EMV is in the first wave of many new payment and commerce-related technologies that offer merchants’ immediate incremental benefits as well as future business opportunity in attracting new customers and retaining existing ones. Market leaders will be those resellers that get out in front of EMV, educating merchant customers and prospects on the liability shift as well as immediate and future benefits they will realize as they migrate to EMV acceptance. Proactive resellers serve as trusted advisers to their merchant customers, ensuring that they are preparing them for the future and providing added value in terms of new technologies. Followers will be those who don’t prepare and instead react to EMV later down the line, leaving their merchants guessing and somewhat ill-prepared.

No one wants to re-terminal hardware, but for resellers who understand the holistic view around EMV and NFC as well as mobile payments and commerce, the opportunity is now. Choosing the right payment technology partner today could protect you — and your merchants — in the future, provided that you select a partner that not only offers EMV and NFC acceptance, but also integrates with digital wallet providers and mobile commerce application developers. It’s these solutions that will exponentially drive incremental value for your merchants and new revenue streams for you, as resellers.

For developers, EMV presents another opportunity to drive out-of-scope solutions, fostering a more detailed lens on security and working collaboratively to reduce fraud incidence in payments.

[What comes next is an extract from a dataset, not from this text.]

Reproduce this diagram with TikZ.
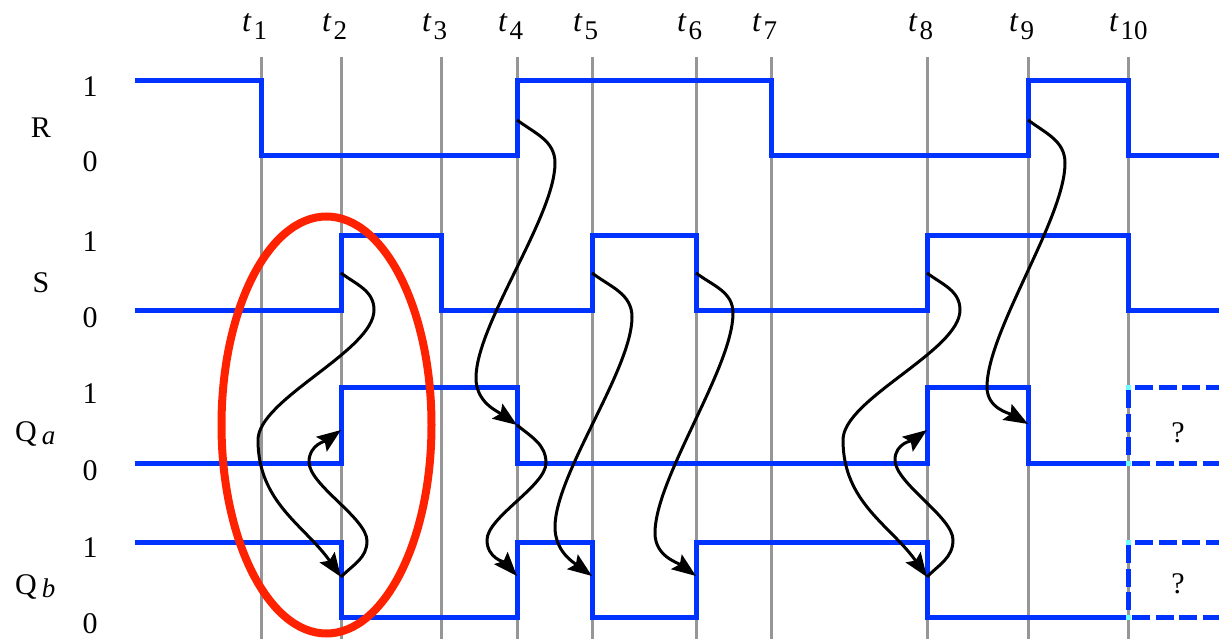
\documentclass[tikz,border=0pt]{standalone}
\usepackage{fontspec}
\setmainfont{Liberation Serif}
\usetikzlibrary{arrows.meta}
\definecolor{sigblue}{RGB}{0,51,255}
\definecolor{ovalred}{RGB}{255,34,0}
\definecolor{gridgray}{RGB}{150,150,150}
\definecolor{cornercyan}{RGB}{110,255,255}
\begin{document}
\begin{tikzpicture}[x=1pt,y=1pt,
  grid/.style={gridgray, line width=3pt},
  sig/.style={sigblue, line width=5pt},
  sigdash/.style={sigblue, line width=5pt, dash pattern=on 18pt off 5.5pt},
  arr/.style={black, line width=3pt, -{Stealth[length=24pt,width=18pt,inset=4pt]}},
  mid/.style={out=-90,in=90,looseness=0.6},
  midup/.style={out=90,in=-90,looseness=0.6},
  oval/.style={ovalred, line width=8pt},
  lab/.style={font=\fontsize{30}{36}\selectfont, inner sep=0pt},
]
\useasboundingbox (0,0) rectangle (1219,-639);

% time grid and labels
\foreach \x/\n in {261/1,341/2,441/3,517/4,592/5,696/6,771/7,927/8,1028/9,1128/10}{
  \draw[grid] (\x,-57) -- (\x,-639);
  \node[lab, anchor=base west] (t\n) at (\x-19,-32)
    {\fontsize{32}{36}\selectfont\textit{t}\kern2pt\raisebox{-8pt}{\fontsize{27}{27}\selectfont \n}};
}

% signals
\draw[sig] (135,-81) -| (261,-156) -| (517,-81) -| (771,-156) -| (1028,-81) -| (1128,-156) -- (1219,-156);
\draw[sig] (135,-311) -| (341,-236) -| (441,-311) -| (592,-236) -| (696,-311) -| (927,-236) -| (1128,-311) -- (1219,-311);
\draw[sig] (135,-463) -| (341,-387) -| (517,-463) -| (927,-387) -| (1028,-463) -- (1128,-463);
\draw[sig] (135,-542) -| (341,-617) -| (517,-542) -| (592,-617) -| (696,-542) -| (927,-617) -- (1128,-617);

% unknown region
\draw[sigdash] (1135,-387) -- (1219,-387);
\draw[sigdash] (1128,-390) -- (1128,-460);
\draw[sigdash] (1132,-463) -- (1219,-463);
\draw[sigdash] (1135,-542) -- (1219,-542);
\draw[sigdash] (1128,-545) -- (1128,-614);
\draw[sigdash] (1132,-617) -- (1219,-617);
\fill[cornercyan] (1125.5,-384.5) rectangle (1130.5,-389.5);
\fill[cornercyan] (1125.5,-460.5) rectangle (1130.5,-465.5);
\fill[cornercyan] (1125.5,-539.5) rectangle (1130.5,-544.5);
\fill[cornercyan] (1125.5,-614.5) rectangle (1130.5,-619.5);
\node[lab, anchor=base] (qaq) at (1178,-442) {?};
\node[lab, anchor=base] (qbq) at (1178,-593) {?};

% arrow end points
\coordinate (s2) at (341,-273);
\coordinate (qa2) at (341,-430);
\coordinate (qb2) at (341,-577);
\coordinate (r4) at (517,-120);
\coordinate (qa4) at (517,-425);
\coordinate (qb4) at (517,-576);
\coordinate (s5) at (592,-273);
\coordinate (qb5) at (592,-576);
\coordinate (s6) at (696,-273);
\coordinate (qb6) at (696,-576);
\coordinate (s8) at (927,-273);
\coordinate (qa8) at (927,-430);
\coordinate (qb8) at (927,-577);
\coordinate (r9) at (1028,-120);
\coordinate (qa9) at (1028,-424);

% causal arrows
\draw[arr] (s2) to[out=-37,in=90] ++(33,-37) to[mid] ++(-116,-130) to[out=-90,in=125] (qb2);
\draw[arr] (qb2) to[out=46,in=-90] ++(26,36) to[midup] ++(-58,79) to[out=90,in=-144] (qa2);
\draw[arr] (r4) to[out=-37,in=90] ++(38,-43) to[mid] ++(-79,-215) to[out=-90,in=145] (qa4);
\draw[arr] (qa4) to[out=-40,in=90] ++(29,-38) to[mid] ++(-59,-77) to[out=-90,in=132] (qb4);
\draw[arr] (s5) to[out=-37,in=90] ++(40,-44) to[mid] ++(-77,-210) to[out=-90,in=144] (qb5);
\draw[arr] (s6) to[out=-37,in=90] ++(37,-40) to[mid] ++(-78,-220) to[out=-90,in=144] (qb6);
\draw[arr] (s8) to[out=-37,in=90] ++(33,-37) to[mid] ++(-117,-130) to[out=-90,in=125] (qb8);
\draw[arr] (qb8) to[out=46,in=-90] ++(26,37) to[midup] ++(-58,80) to[out=90,in=-144] (qa8);
\draw[arr] (r9) to[out=-37,in=90] ++(37,-43) to[mid] ++(-78,-224) to[out=-90,in=150] (qa9);

% highlight
\draw[oval] (326.5,-425) ellipse [x radius=105pt, y radius=208.5pt];

% level labels
\node[lab, anchor=base] (r1) at (90,-97) {1};
\node[lab, anchor=base] (r0) at (90,-172) {0};
\node[lab, anchor=base] (rn) at (41,-138) {R};
\node[lab, anchor=base] (s1) at (90,-252) {1};
\node[lab, anchor=base] (s0) at (90,-327) {0};
\node[lab, anchor=base] (sn) at (41,-293) {S};
\node[lab, anchor=base] (qa1) at (90,-403) {1};
\node[lab, anchor=base] (qa0) at (90,-480) {0};
\node[lab, anchor=base west] (qan) at (15,-441)
  {Q\kern5pt\raisebox{-3pt}{\fontsize{27}{27}\selectfont\itshape a}};
\node[lab, anchor=base] (qb1) at (90,-557) {1};
\node[lab, anchor=base] (qb0) at (90,-633) {0};
\node[lab, anchor=base west] (qbn) at (15,-594)
  {Q\kern5pt\raisebox{-3pt}{\fontsize{27}{27}\selectfont\itshape b}};
\end{tikzpicture}
\end{document}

If you look at EMV alone, it’s not something you probably want to address today. But if your perspective is more holistic around the entire payments ecosystem, then it’s easy to see why addressing EMV is worth doing sooner rather than later. There is no denying that EMV is coming to the U.S. and resellers are going to have to update the integration and swap out existing hardware. Why not increase the value of those respective efforts and look to enable NFC and PIN debit at the same time? If we could simply wave our magic wand and enable EMV for merchants (acceptance) and consumers (payment cards), the U.S. payments space would be significantly improved with enhanced security, reduced incidence of fraud, expedited payment options, and new business opportunity for merchants and resellers alike.